Really? You kind of wonder whether the board itself was insincere: It purported to accept Morris' remorse while, at the same time, it inextricably challenged his inability to have understood his conduct in real time, and presumably now. Maybe the Post did get it right, then: The board actually concluded that Morris did lack remorse, meaning that although at the surface Morris did utter the right stuff, the board didn't want to present itself like God at Sinai, thereby rejecting the sincerity of his utterances. How can one be truthful with a parole board if he can't expect truth from it, particularly when the board chooses, for whatever reason, to airbrush its true thinking?

But here's the real thing: The Post took it up a notch, wondering aloud whether Hevesi was simply a "better liar," meaning Hevesi was better able to "communicate" remorse at crunch time, whereas Morris couldn't. And in having used the word "liar" rather than "actor," let's just remember the Post's own tabloid-like biases! We all have biases of some sort, and that's true of the writer, who believes that Hevesi got it right precisely because his statement of remorse was sincere, nothing less.

Or maybe, just maybe, the Post's brain (or is it conscience?) MRI examinations notwithstanding, perhaps Morris didn't truly believe that there was actually something about which to show remorse at all (although that's somewhat hard to believe, given his earlier guilty plea). Assuming remorse was out of the cards for Morris, given that it would have been false for him to express it, in a perfect world Morris probably shouldn't have even tried to show it -- that is, if Shakespeare was the least bit right ("To thine own self..."). Don't we want would-be parolees to speak the truth?

Now there's a thought. It's the same kind of thought expressed in the new Ken Burns documentary, The Central Park Five, where one of the five trial-convicted defendants, Kevin Richardson, claims he spent significant extra time in jail because, although he was later declared innocent by the District Attorney's office itself, he declined to show remorse at the parole board. To him, one supposes, it simply would have been false, much like his (false) confession to the police that landed him in jail in the first place. Maybe, interestingly, given Richardson's earlier experience, he was flatly afraid to express "false remorse." (False remorse -- sort of like "if you can fake sincerity, you've got it made"!)

This discussion is all very nice but highly impractical, no? Wouldn't any lawyer with half a brain counsel a client facing parole, particularly after his appeals had failed, to suck it up and simply profess full-out remorse, despite the client's inner voice that might, in the dark night of his soul, say to him, "I didn't really do anything wrong to warrant my conviction anyway"? However, it is a serious ethical conundrum for a lawyer to so counsel a client, particular if he believes in his client's innocence.

Still, if this is so -- that is, if any worthwhile lawyer, or clergyman or moral advisor of any kind would rightly (and it is probably right) counsel the communication of remorse to one holding the keys to his own cell in his back pocket despite his private protestations of a clear conscience -- what ever happened to the justice system's North Star? Truth, indeed!

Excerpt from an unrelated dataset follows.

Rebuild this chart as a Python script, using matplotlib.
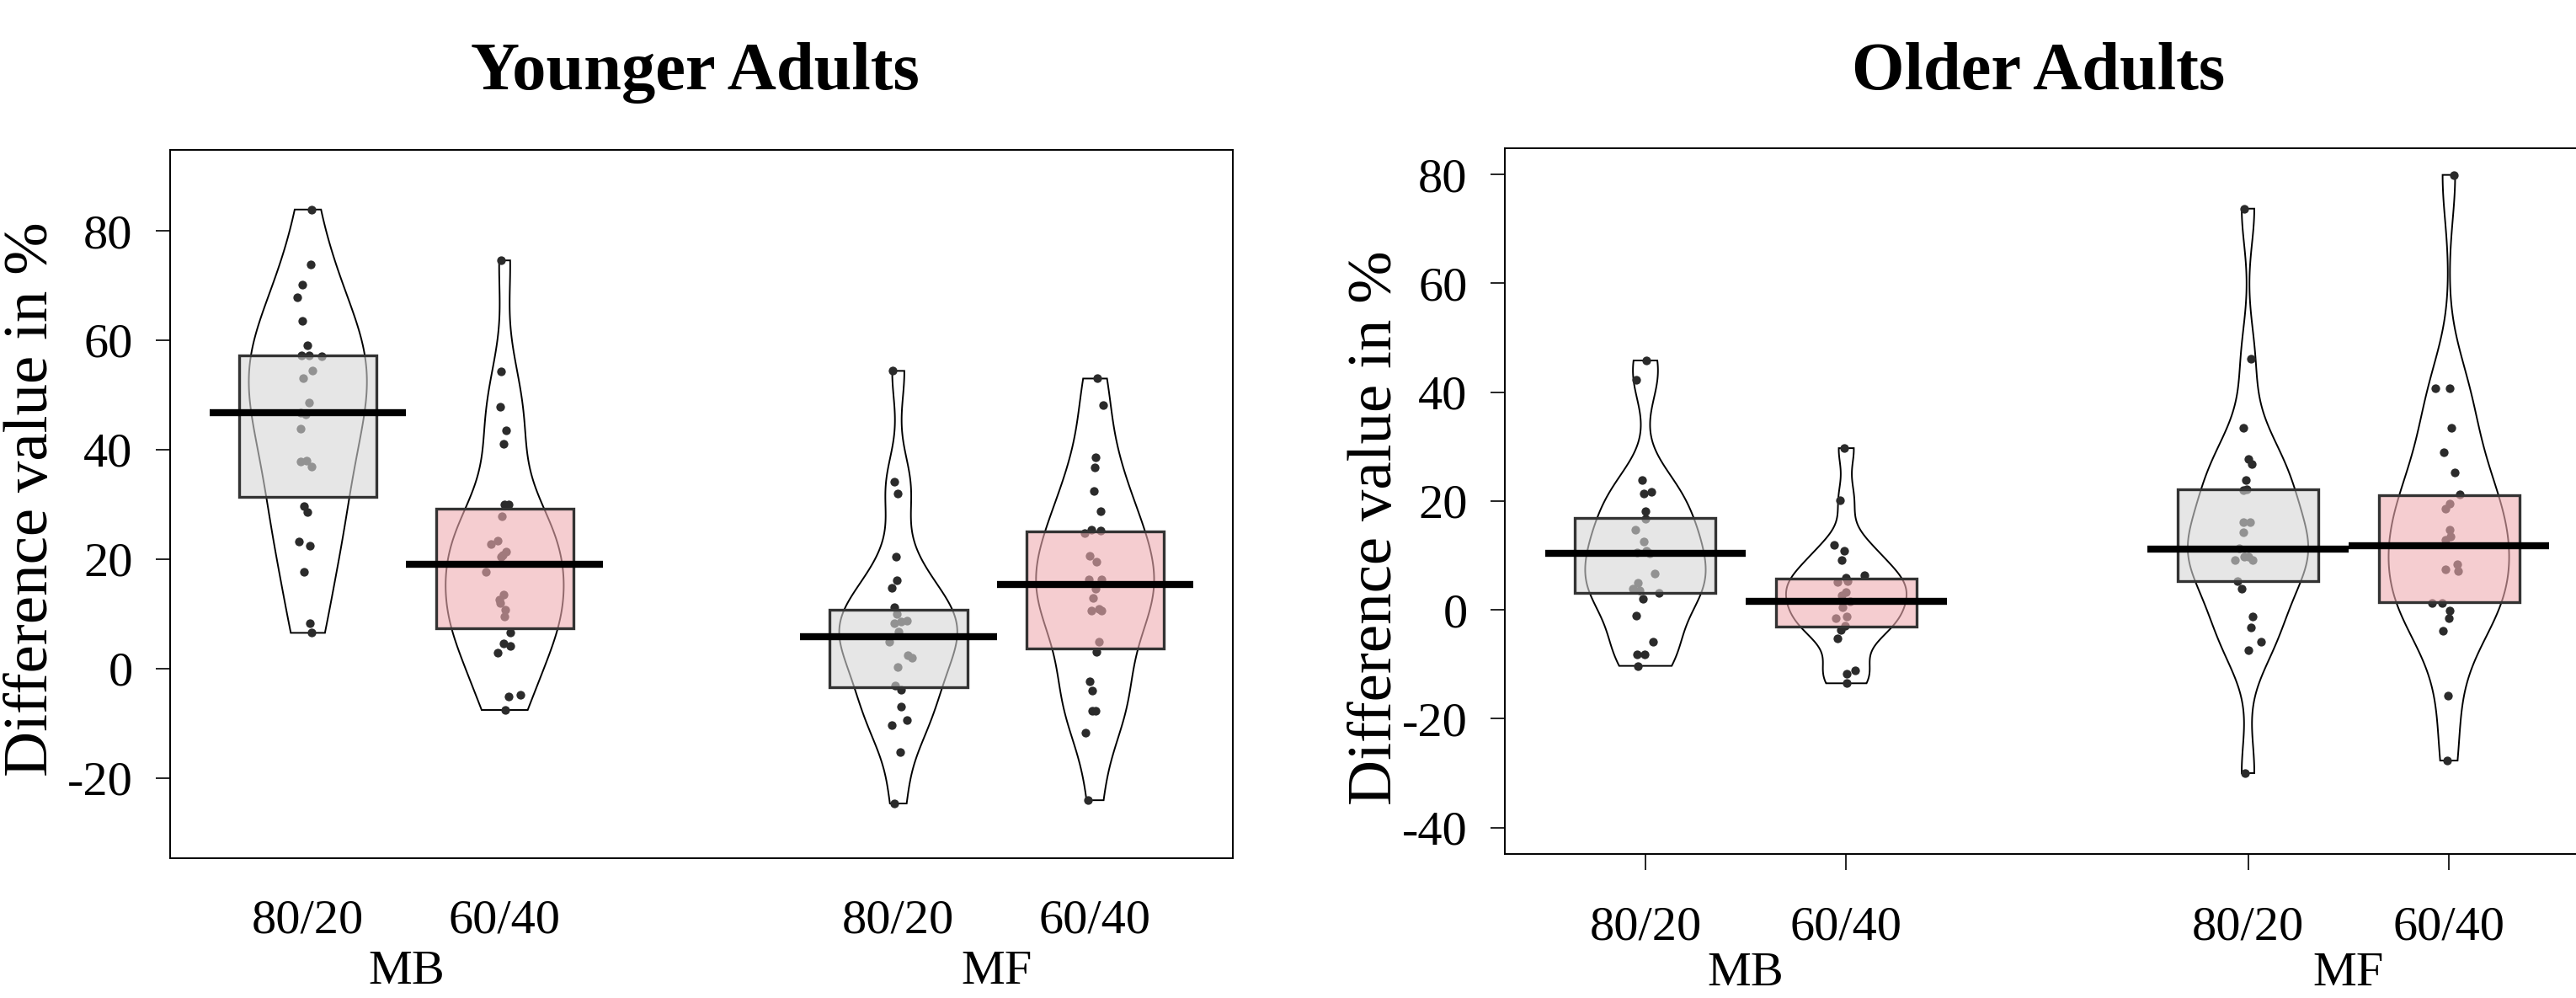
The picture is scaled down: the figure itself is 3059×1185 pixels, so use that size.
import numpy as np
import matplotlib
matplotlib.use("Agg")
import matplotlib.pyplot as plt
from matplotlib.patches import Rectangle
from matplotlib.transforms import blended_transform_factory

plt.rcParams['font.family'] = ['Liberation Serif', 'DejaVu Serif']

W, H = 3059, 1185

conditions = ["80/20", "60/40", "80/20", "60/40"]
systems = ["MB", "MF"]
positions = [1, 2, 4, 5]
box_fills = ["#D6D6D6", "#EFADB2", "#D6D6D6", "#EFADB2"]

# ---- younger adults: individual difference values (%) ----
young_mb_8020 = [83.9, 73.9, 70.1, 67.8, 63.6, 59.0, 57.3, 57.3, 57.0, 54.4, 53.0, 48.6, 46.8,
                 46.5, 43.8, 37.9, 38.0, 36.9, 29.6, 28.6, 23.2, 22.4, 17.6, 8.2, 6.5]
young_mb_6040 = [74.6, 54.3, 47.8, 43.5, 41.1, 30.0, 29.9, 27.8, 22.8, 23.4, 21.4, 20.7, 20.4,
                 17.7, 13.5, 12.6, 12.0, 10.8, 9.5, 6.5, 4.6, 4.1, 2.9, -5.1, -4.9, -7.6]
young_mf_8020 = [54.4, 34.1, 32.0, 20.5, 16.1, 14.8, 11.2, 10.0, 8.3, 8.5, 8.8, 6.7, 4.8,
                 2.4, 2.0, 0.3, -3.1, -3.9, -7.0, -10.3, -9.5, -15.3, -24.7]
young_mf_6040 = [53.0, 48.2, 38.6, 36.7, 32.4, 28.7, 24.8, 25.3, 25.2, 20.6, 19.5, 16.2, 16.3,
                 14.6, 12.9, 10.5, 10.9, 10.5, 4.8, 3.1, -2.4, -4.1, -7.8, -7.8, -11.7, -24.1]
young_means = [46.7, 19.0, 5.8, 15.4]
young_box_lo = [31.3, 7.4, -3.4, 3.6]
young_box_hi = [57.3, 29.2, 10.8, 25.1]

# ---- older adults ----
old_mb_8020 = [45.8, 42.2, 23.8, 21.4, 21.6, 18.1, 16.7, 14.7, 12.6, 10.5, 10.8, 10.3, 6.7,
               5.0, 3.9, 3.6, 3.1, 2.0, -1.1, -5.8, -8.2, -8.2, -10.3]
old_mb_6040 = [29.7, 20.2, 11.9, 10.9, 9.1, 6.3, 5.9, 5.1, 5.3, 3.2, 2.6, 1.5, 0.5,
               -1.2, -1.6, -3.0, -3.7, -5.2, -11.2, -11.7, -13.5]
old_mf_8020 = [73.7, 46.1, 33.5, 27.7, 26.7, 23.9, 22.0, 22.2, 16.1, 16.1, 14.3, 11.3, 9.2,
               9.7, 9.7, 9.2, 5.2, 3.9, -1.2, -3.2, -5.8, -7.4, -30.0]
old_mf_6040 = [79.9, 40.7, 40.7, 33.4, 29.0, 25.2, 21.2, 19.5, 18.6, 14.7, 13.4, 12.9, 7.5,
               8.3, 7.1, 1.3, 1.3, -0.2, -1.6, -3.9, -15.8, -27.7]
old_means = [10.4, 1.6, 11.1, 11.7]
old_box_lo = [3.1, -3.1, 5.2, 1.4]
old_box_hi = [16.8, 5.8, 22.2, 21.0]

# horizontal jitter of the dots (x units)
young_jitter = [
    [0.017, 0.015, -0.030, -0.056, -0.030, -0.001, -0.032, 0.005, 0.069, 0.025, -0.024, 0.006, -0.038,
     -0.013, -0.038, -0.038, -0.006, 0.017, -0.018, -0.003, -0.047, 0.012, -0.020, 0.011, 0.019],
    [-0.018, -0.018, -0.024, 0.007, -0.006, -0.001, 0.022, -0.013, -0.071, -0.036, 0.009, -0.010, -0.018,
     -0.097, -0.006, -0.028, -0.022, 0.005, -0.003, 0.030, -0.006, 0.027, -0.035, 0.021, 0.080, 0.004],
    [-0.028, -0.021, -0.005, -0.012, -0.008, -0.031, -0.021, -0.008, -0.021, 0.016, 0.046, 0.000, -0.045,
     0.048, 0.071, -0.002, -0.015, 0.016, 0.013, -0.034, 0.042, 0.009, -0.018],
    [0.012, 0.040, 0.003, -0.003, -0.006, 0.030, -0.054, -0.017, 0.030, -0.026, 0.007, -0.030, 0.033,
     0.003, -0.010, -0.017, 0.021, 0.033, 0.021, 0.007, -0.026, -0.016, -0.014, 0.003, -0.048, -0.037],
]
old_jitter = [
    [0.004, -0.047, -0.015, -0.008, 0.028, 0.001, 0.001, -0.051, -0.008, -0.041, 0.004, 0.022, 0.045,
     -0.036, -0.064, -0.031, 0.067, -0.014, -0.047, 0.039, -0.041, -0.004, -0.036],
    [-0.010, -0.033, -0.059, -0.010, -0.021, 0.092, -0.004, -0.043, 0.007, -0.003, -0.025, 0.018, -0.020,
     0.001, -0.054, -0.008, -0.029, -0.046, 0.043, 0.001, 0.003],
    [-0.021, 0.015, -0.025, 0.004, 0.018, -0.010, -0.025, -0.005, -0.024, 0.010, -0.024, -0.045, -0.064,
     -0.017, 0.000, 0.022, -0.051, -0.031, 0.021, 0.015, 0.067, 0.000, -0.015],
    [0.026, -0.067, 0.004, 0.013, -0.024, 0.028, 0.056, 0.005, -0.017, 0.005, 0.007, -0.017, -0.015,
     0.043, 0.045, -0.084, -0.035, 0.004, 0.000, -0.031, -0.005, -0.010],
]


def density(vals):
    # gaussian kde with R's bw.nrd0, cut at the data range
    v = np.asarray(vals, float)
    sd = v.std(ddof=1)
    q75, q25 = np.percentile(v, [75, 25])
    bw = 0.9 * min(sd, (q75 - q25) / 1.34) * len(v) ** -0.2
    ys = np.linspace(v.min(), v.max(), 300)
    d = np.exp(-0.5 * ((ys[:, None] - v[None, :]) / bw) ** 2).sum(axis=1)
    return ys, d / d.max()


def pirate(ax, x, vals, jit, mean, lo, hi, fill):
    ys, d = density(vals)
    w = d * 0.30
    ax.fill(np.concatenate([x - w, (x + w)[::-1]]), np.concatenate([ys, ys[::-1]]),
            facecolor='none', edgecolor='black', lw=1.4, zorder=1)
    ax.scatter(x + np.array(jit), vals, s=55, color='#2b2b2b', lw=0, zorder=2)
    ax.add_patch(Rectangle((x - 0.35, lo), 0.7, hi - lo, facecolor=fill, alpha=0.607,
                           edgecolor='none', zorder=3))
    ax.add_patch(Rectangle((x - 0.35, lo), 0.7, hi - lo, facecolor='none',
                           edgecolor='#333333', lw=2.4, zorder=4))
    ax.plot([x - 0.5, x + 0.5], [mean, mean], color='black', lw=6,
            solid_capstyle='butt', zorder=5)


fig = plt.figure(figsize=(W / 100, H / 100), dpi=100)

def fx(px):
    return px / W

def fy(py):
    return 1 - py / H

panels = [
    dict(rect=[fx(202), fy(1019), 1262 / W, 841 / H], ylim=(-34.7, 94.8),
         yticks=[-20, 0, 20, 40, 60, 80], groups=[young_mb_8020, young_mb_6040, young_mf_8020, young_mf_6040],
         jitter=young_jitter, means=young_means, lo=young_box_lo, hi=young_box_hi,
         xticks=False, cond_y=(1019 - 1108) / 841, sys_y=(1019 - 1168) / 841,
         title="Younger Adults", title_x=825, ylab=(56, 922)),
    dict(rect=[fx(1787), fy(1013.6), 1288 / W, 837.6 / H], ylim=(-44.8, 84.8),
         yticks=[-40, -20, 0, 20, 40, 60, 80], groups=[old_mb_8020, old_mb_6040, old_mf_8020, old_mf_6040],
         jitter=old_jitter, means=old_means, lo=old_box_lo, hi=old_box_hi,
         xticks=True, cond_y=(1013.6 - 1115) / 837.6, sys_y=(1013.6 - 1170) / 837.6,
         title="Older Adults", title_x=2421, ylab=(1652, 956)),
]

for p in panels:
    ax = fig.add_axes(p['rect'])
    for i, x in enumerate(positions):
        pirate(ax, x, p['groups'][i], p['jitter'][i], p['means'][i], p['lo'][i], p['hi'][i], box_fills[i])
    ax.set_xlim(0.3, 5.7)
    ax.set_ylim(*p['ylim'])
    ax.set_yticks(p['yticks'])
    ax.set_yticklabels([str(t) for t in p['yticks']])
    ax.tick_params(axis='y', length=12, width=1.2, pad=20, labelsize=42)
    if p['xticks']:
        ax.set_xticks(positions)
        ax.tick_params(axis='x', length=14, width=1.2, labelbottom=False)
    else:
        ax.set_xticks([])
    for s in ax.spines.values():
        s.set_linewidth(1.4)
    tr = blended_transform_factory(ax.transData, ax.transAxes)
    for x, c in zip(positions, conditions):
        ax.text(x, p['cond_y'], c, transform=tr, ha='center', va='baseline', fontsize=42)
    for x, s in zip([1.5, 4.5], systems):
        ax.text(x, p['sys_y'], s, transform=tr, ha='center', va='baseline', fontsize=42)
    fig.text(fx(p['title_x']), fy(106), p['title'], ha='center', va='baseline',
             fontsize=58, fontweight='bold')
    fig.text(fx(p['ylab'][0]), fy(p['ylab'][1]), "Difference value in %", rotation=90,
             rotation_mode='anchor', ha='left', va='baseline', fontsize=54)

fig.savefig("out.png", dpi=100)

Notably, it is not only in the parole hearing context that a false expression of guilt recognition can help "liberate" a defendant. The Supreme Court of the United States has actually approved a defendant pleading guilty while simultaneously protesting his innocence, if pleading guilty, for example, is the only means to escape a death penalty. Likewise, in a number of cases defendants have served substantial stretches of their jail sentences only to then have their convictions overturned on appeal for trial error. They were then allowed to plead guilty, almost as if crossing their fingers while doing so. In exchange they gained a ticket to exit the jailhouse door where, once having passed its threshold on the way out, they publicly proclaimed their innocence with no reprisal. Hasn't the North Star in this circumstance concealed itself once again behind a dark cloud?

So where does all this take us? Would the world look any more favorably on O.J. Simpson if he had flagellated himself with an unrelenting remorse founded upon a punctilio of sincerity for having killed Nicole and Ron? Not a chance (it's still too raw), any more than if Bernie Madoff shined a sincerity flashlight on his own soul and condemned himself to an eternal mantra of "my conduct was inexcusable," wearing a hair shirt while walking on shards of broken glass for the rest of his miserable life for what he managed to do.

While it may seem cynical to say so, at the end of the day, sincere remorse is usually about the personal benefit one gains from giving voice, usually internally, to one's expression of it. However, in the justice system, I'm sorry to say, it's rather about what the remorse -- whether or not one expresses it to courts, parole boards or the like -- accomplishes strategically. Perhaps priests or other clergyman can convince their penitents to be truly remorseful. Lawyers, though, cannot similarly persuade clients; it's not in their job description or capacity. And, frankly, they shouldn't even bother trying. At the end of the day, it simply won't work.

Of course, lawyers can sometimes persuade their clients to be better "actors." And if the "act" makes those clients better people more deserving of the justice system's indulgence, that's all well and good, too, not really because, as a result, they will then become better people, but because their jail terms will likely be shorter.

And that indeed is the North Star -- at least for the lawyer!